Water Turtle Basics

A 30-gallon tank with a screen top or a Rubbermaid container 30 inches by 15 inches by eight inches is a good starter enclosure for small turtles. As your turtle reaches full size they will need at least a 70 gallon tank or a small pond (depending on the species). Plain glass on the bottom of the tank is the best substrate. For decoration, you can use a couple of larger rocks and plastic plants that are easy to clean. Avoid gravel or small rocks as it creates an environment with a lot of surface area to promote bacterial growth. Additionally, gravel is often ingested and can lead to intestinal blockage. Change the entire tank once every two weeks. It is important to perform partial water changes (approximately 50 percent of the tank volume) twice weekly to prevent buildup of waste. Use an underwater filter to help keep water clean between changes.

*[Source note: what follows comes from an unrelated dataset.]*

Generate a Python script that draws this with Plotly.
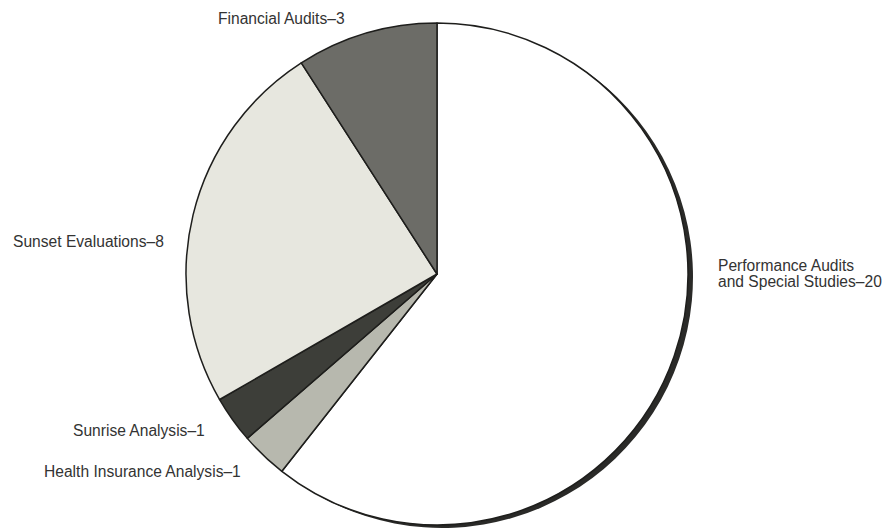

Most turtle species need to bask. Offer a sturdy area for your turtle to get its entire body out of the water, such as a stack of flat rocks or a small milk crate with a rock on it. A basking light should be used over the dry area. The basking area should reach a temperature of 85 to 90 F. You should also have a fluorescent 5.0 UVB bulb over the tank. Be sure there is not glass between the bulb and the turtle because the glass will filter the UVB. Both lights should be on ten to 12 hours daily. If you bring your turtle outside for natural sunlight (especially in warmer months) be sure to supervise them at all time to prevent injury or attack from predators.

Diet should consist of turtle pellets (such as Repcal) or turtle sticks. Also offer leafy greens such as Romaine lettuce, kale, collards, and red and green leaf lettuce (float them in the water and remove uneaten portions). You can also teach your turtle to eat in a separate container of water to keep the water cleaner.